• Task objective
Show each line of the data below that has the string "this" in it.

• Working data
──────

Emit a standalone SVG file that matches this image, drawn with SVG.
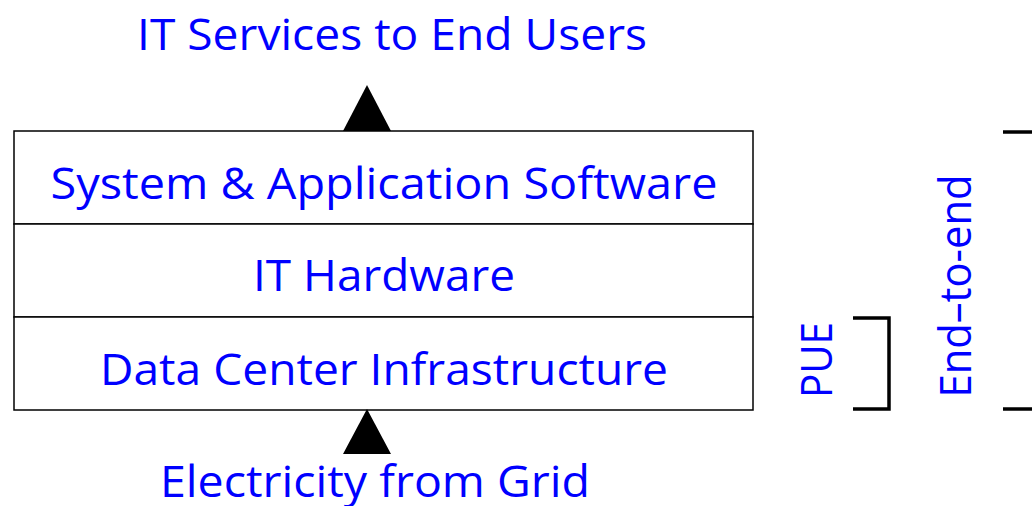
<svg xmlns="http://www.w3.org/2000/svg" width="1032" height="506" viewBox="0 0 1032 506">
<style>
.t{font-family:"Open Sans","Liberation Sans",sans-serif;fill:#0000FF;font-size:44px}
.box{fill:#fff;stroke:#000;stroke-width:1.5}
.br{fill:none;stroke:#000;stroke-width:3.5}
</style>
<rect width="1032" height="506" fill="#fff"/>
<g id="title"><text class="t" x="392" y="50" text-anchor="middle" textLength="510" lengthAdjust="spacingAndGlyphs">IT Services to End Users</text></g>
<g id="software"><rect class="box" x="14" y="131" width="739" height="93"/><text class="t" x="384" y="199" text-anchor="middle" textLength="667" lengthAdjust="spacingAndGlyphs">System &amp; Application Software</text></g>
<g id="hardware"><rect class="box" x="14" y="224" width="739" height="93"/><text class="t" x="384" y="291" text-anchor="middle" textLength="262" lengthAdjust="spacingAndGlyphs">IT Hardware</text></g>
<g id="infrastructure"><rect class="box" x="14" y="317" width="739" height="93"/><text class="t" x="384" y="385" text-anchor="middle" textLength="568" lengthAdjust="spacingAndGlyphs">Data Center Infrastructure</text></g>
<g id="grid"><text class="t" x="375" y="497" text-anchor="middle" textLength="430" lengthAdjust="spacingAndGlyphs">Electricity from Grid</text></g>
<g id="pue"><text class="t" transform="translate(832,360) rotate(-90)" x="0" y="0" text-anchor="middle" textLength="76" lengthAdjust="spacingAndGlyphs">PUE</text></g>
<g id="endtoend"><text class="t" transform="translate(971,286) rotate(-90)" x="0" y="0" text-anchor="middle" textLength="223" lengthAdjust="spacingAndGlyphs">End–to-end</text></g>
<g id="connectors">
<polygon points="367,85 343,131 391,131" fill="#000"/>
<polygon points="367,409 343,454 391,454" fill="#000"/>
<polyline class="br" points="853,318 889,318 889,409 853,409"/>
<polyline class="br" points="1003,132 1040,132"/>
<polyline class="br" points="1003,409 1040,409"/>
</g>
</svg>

──────

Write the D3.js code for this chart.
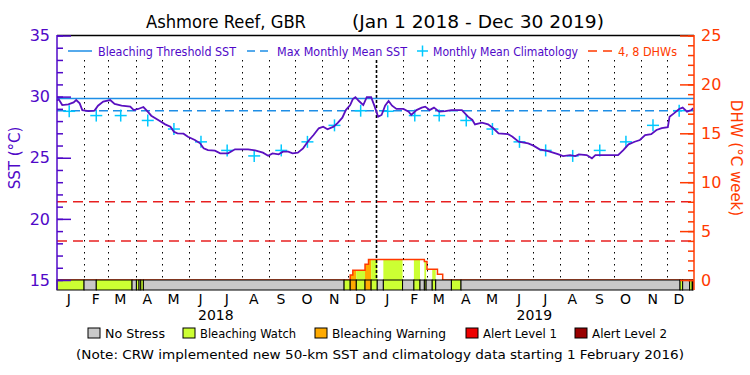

──────

• The completed task
Emit a standalone SVG file that matches this image, drawn with SVG.
Write the D3.js code for this chart.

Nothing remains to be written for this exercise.